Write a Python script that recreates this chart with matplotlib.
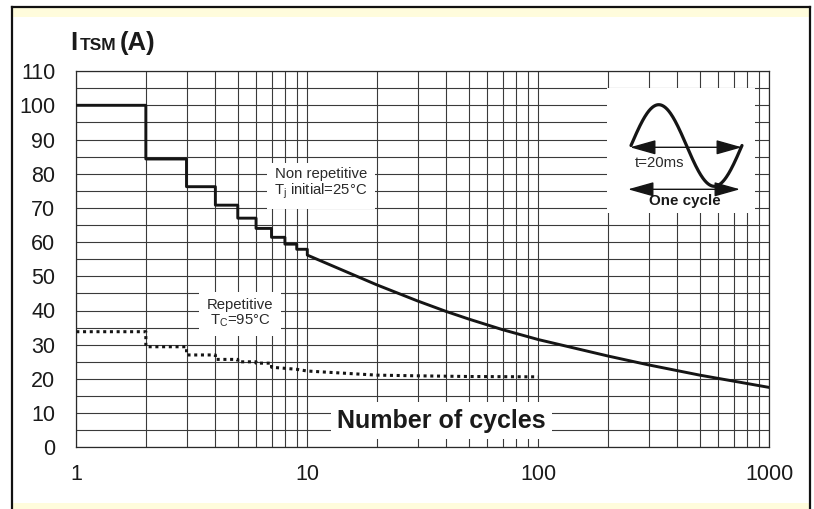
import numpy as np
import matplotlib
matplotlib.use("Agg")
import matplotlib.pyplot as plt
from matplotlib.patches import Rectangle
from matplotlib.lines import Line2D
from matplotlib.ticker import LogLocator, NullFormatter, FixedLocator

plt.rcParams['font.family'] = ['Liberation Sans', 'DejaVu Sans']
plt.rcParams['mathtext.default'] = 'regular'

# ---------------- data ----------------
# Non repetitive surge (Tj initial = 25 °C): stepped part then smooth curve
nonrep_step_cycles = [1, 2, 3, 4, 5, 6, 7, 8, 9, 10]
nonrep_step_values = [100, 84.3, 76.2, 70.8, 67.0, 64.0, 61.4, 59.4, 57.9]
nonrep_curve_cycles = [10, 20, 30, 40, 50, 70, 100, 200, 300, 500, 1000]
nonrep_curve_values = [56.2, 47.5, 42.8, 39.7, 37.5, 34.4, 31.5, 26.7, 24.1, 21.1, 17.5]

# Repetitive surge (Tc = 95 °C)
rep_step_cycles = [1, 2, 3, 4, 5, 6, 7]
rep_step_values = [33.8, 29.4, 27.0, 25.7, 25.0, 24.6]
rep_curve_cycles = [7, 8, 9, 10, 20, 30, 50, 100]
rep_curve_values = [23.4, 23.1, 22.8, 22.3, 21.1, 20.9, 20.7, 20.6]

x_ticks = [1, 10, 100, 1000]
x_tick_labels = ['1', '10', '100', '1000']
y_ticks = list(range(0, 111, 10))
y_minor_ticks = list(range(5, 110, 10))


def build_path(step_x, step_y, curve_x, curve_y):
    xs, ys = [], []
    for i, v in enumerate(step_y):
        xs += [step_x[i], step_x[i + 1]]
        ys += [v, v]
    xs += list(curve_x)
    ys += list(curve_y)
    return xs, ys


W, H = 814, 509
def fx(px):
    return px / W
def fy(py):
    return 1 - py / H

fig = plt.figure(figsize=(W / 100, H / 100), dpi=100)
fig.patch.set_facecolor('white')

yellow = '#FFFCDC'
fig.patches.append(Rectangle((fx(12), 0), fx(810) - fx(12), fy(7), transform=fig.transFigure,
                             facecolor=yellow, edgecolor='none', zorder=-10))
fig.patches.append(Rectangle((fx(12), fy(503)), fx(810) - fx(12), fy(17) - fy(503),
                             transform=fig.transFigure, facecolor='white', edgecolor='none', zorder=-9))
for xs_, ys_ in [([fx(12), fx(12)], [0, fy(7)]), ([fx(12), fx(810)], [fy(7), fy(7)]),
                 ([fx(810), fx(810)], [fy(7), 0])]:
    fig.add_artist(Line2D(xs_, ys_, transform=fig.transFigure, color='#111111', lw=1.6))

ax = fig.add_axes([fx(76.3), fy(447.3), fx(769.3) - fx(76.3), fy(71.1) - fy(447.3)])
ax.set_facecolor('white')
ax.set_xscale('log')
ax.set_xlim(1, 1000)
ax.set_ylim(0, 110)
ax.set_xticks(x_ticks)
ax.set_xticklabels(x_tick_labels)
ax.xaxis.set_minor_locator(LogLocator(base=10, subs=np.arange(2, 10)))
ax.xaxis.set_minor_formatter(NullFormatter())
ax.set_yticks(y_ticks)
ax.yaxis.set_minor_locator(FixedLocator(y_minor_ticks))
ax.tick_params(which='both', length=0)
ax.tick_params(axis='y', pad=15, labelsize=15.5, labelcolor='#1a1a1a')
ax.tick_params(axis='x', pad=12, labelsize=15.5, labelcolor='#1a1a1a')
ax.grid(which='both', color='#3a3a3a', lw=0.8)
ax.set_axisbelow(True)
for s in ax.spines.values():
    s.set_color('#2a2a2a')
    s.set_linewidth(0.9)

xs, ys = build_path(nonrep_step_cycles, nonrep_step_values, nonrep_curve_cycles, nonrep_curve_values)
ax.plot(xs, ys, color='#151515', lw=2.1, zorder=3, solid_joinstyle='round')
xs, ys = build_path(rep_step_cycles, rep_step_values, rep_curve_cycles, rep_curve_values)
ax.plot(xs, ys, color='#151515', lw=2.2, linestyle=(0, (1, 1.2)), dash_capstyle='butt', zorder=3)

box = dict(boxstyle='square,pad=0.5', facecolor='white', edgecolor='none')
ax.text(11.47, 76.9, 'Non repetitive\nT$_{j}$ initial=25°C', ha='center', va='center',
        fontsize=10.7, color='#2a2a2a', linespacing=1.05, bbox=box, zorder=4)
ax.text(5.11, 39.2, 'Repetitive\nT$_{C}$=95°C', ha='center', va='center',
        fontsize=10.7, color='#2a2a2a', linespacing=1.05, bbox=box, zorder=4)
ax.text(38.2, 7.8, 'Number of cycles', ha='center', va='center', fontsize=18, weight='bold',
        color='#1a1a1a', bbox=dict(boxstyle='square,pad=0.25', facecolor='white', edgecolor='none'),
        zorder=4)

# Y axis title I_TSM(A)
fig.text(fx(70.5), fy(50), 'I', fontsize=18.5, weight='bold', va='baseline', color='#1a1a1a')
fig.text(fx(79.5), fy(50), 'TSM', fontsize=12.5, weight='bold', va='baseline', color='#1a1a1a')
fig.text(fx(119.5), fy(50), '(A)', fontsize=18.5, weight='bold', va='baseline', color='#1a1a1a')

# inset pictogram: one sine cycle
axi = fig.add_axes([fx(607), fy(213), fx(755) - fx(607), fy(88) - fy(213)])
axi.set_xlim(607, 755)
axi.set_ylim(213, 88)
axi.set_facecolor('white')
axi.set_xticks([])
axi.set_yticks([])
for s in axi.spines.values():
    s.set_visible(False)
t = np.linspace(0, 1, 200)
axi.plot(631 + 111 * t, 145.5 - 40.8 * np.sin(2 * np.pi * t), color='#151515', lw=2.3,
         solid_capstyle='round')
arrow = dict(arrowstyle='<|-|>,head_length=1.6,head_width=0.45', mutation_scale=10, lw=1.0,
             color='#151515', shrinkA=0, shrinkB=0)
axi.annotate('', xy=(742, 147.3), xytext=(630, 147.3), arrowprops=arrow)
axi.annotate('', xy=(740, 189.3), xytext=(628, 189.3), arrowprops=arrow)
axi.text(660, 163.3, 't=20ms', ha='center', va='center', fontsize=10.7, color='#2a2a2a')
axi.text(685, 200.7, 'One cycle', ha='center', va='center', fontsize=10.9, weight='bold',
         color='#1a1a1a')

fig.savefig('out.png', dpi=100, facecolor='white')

==*==

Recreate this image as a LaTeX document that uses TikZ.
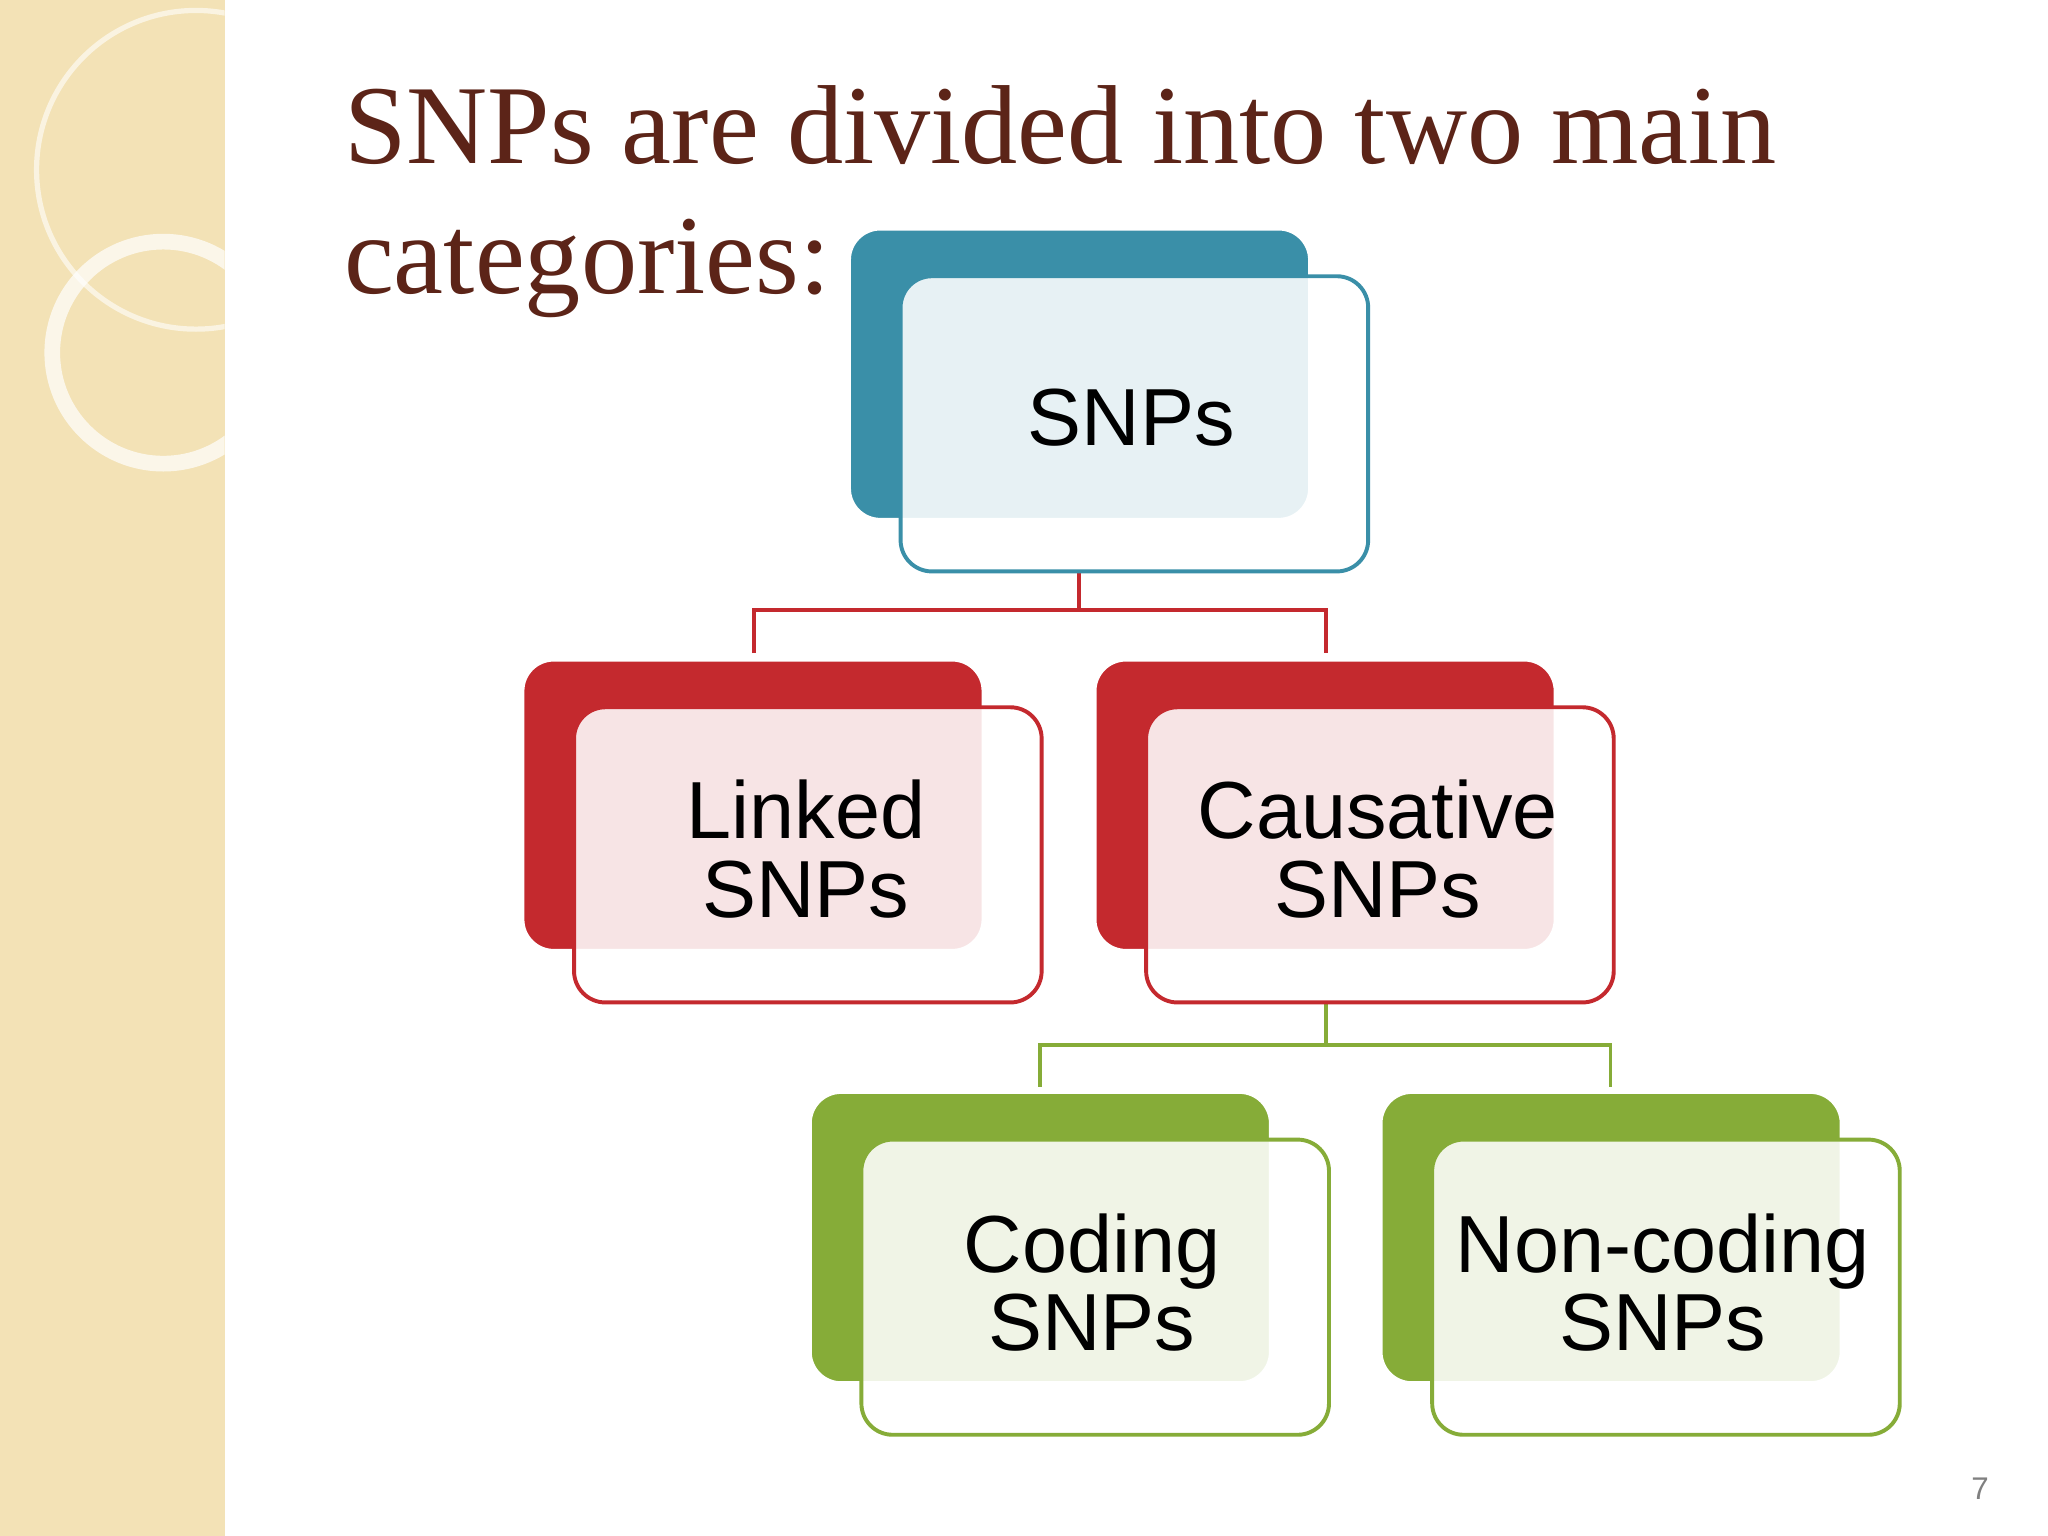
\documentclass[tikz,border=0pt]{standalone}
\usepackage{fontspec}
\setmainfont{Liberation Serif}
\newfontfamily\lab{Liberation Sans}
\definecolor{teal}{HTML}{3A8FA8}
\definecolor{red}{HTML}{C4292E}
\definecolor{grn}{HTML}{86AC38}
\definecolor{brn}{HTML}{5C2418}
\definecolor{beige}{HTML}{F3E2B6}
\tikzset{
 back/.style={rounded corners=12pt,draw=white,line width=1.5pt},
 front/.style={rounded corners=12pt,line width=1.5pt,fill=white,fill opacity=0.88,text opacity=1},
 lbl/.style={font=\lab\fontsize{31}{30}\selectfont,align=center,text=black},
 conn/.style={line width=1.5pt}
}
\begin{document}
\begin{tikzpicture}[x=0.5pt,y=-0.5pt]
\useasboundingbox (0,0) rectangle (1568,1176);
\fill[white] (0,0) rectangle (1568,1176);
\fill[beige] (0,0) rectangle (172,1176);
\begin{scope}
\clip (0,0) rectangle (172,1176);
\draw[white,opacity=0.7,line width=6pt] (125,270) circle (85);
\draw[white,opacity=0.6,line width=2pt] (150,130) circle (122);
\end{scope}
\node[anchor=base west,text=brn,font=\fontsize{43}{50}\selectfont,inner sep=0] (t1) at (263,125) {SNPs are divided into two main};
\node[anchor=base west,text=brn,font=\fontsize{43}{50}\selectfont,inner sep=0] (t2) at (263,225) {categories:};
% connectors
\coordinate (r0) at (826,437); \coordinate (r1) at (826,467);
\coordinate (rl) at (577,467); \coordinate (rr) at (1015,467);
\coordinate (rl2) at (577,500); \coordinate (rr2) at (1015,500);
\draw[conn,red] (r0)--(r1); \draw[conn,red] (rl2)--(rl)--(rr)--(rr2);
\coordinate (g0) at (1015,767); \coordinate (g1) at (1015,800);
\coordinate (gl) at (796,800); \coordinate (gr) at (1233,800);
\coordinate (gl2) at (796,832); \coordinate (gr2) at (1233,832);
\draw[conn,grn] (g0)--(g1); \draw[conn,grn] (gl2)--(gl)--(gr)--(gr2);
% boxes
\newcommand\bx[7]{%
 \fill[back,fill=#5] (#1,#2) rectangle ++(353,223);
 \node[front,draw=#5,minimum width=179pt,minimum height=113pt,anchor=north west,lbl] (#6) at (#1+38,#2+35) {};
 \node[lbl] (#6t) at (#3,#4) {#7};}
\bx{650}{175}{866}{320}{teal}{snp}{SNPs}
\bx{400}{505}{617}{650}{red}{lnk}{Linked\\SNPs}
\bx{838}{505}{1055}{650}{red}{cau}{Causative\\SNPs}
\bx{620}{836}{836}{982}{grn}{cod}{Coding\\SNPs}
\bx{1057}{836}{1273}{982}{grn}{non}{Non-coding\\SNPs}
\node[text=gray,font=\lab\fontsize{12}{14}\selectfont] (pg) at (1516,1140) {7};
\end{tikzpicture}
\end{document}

==*==

### Work to be completed
Leave the pictures out and print, exactly as written, every line from the one holding "Write a Python" down to the one holding "fig.patch.set_facecolor('white')", both of those included.

### Written answer
Write a Python script that recreates this chart with matplotlib.
import numpy as np
import matplotlib
matplotlib.use("Agg")
import matplotlib.pyplot as plt
from matplotlib.patches import Rectangle
from matplotlib.lines import Line2D
from matplotlib.ticker import LogLocator, NullFormatter, FixedLocator

plt.rcParams['font.family'] = ['Liberation Sans', 'DejaVu Sans']
plt.rcParams['mathtext.default'] = 'regular'

# ---------------- data ----------------
# Non repetitive surge (Tj initial = 25 °C): stepped part then smooth curve
nonrep_step_cycles = [1, 2, 3, 4, 5, 6, 7, 8, 9, 10]
nonrep_step_values = [100, 84.3, 76.2, 70.8, 67.0, 64.0, 61.4, 59.4, 57.9]
nonrep_curve_cycles = [10, 20, 30, 40, 50, 70, 100, 200, 300, 500, 1000]
nonrep_curve_values = [56.2, 47.5, 42.8, 39.7, 37.5, 34.4, 31.5, 26.7, 24.1, 21.1, 17.5]

# Repetitive surge (Tc = 95 °C)
rep_step_cycles = [1, 2, 3, 4, 5, 6, 7]
rep_step_values = [33.8, 29.4, 27.0, 25.7, 25.0, 24.6]
rep_curve_cycles = [7, 8, 9, 10, 20, 30, 50, 100]
rep_curve_values = [23.4, 23.1, 22.8, 22.3, 21.1, 20.9, 20.7, 20.6]

x_ticks = [1, 10, 100, 1000]
x_tick_labels = ['1', '10', '100', '1000']
y_ticks = list(range(0, 111, 10))
y_minor_ticks = list(range(5, 110, 10))


def build_path(step_x, step_y, curve_x, curve_y):
    xs, ys = [], []
    for i, v in enumerate(step_y):
        xs += [step_x[i], step_x[i + 1]]
        ys += [v, v]
    xs += list(curve_x)
    ys += list(curve_y)
    return xs, ys


W, H = 814, 509
def fx(px):
    return px / W
def fy(py):
    return 1 - py / H

fig = plt.figure(figsize=(W / 100, H / 100), dpi=100)
fig.patch.set_facecolor('white')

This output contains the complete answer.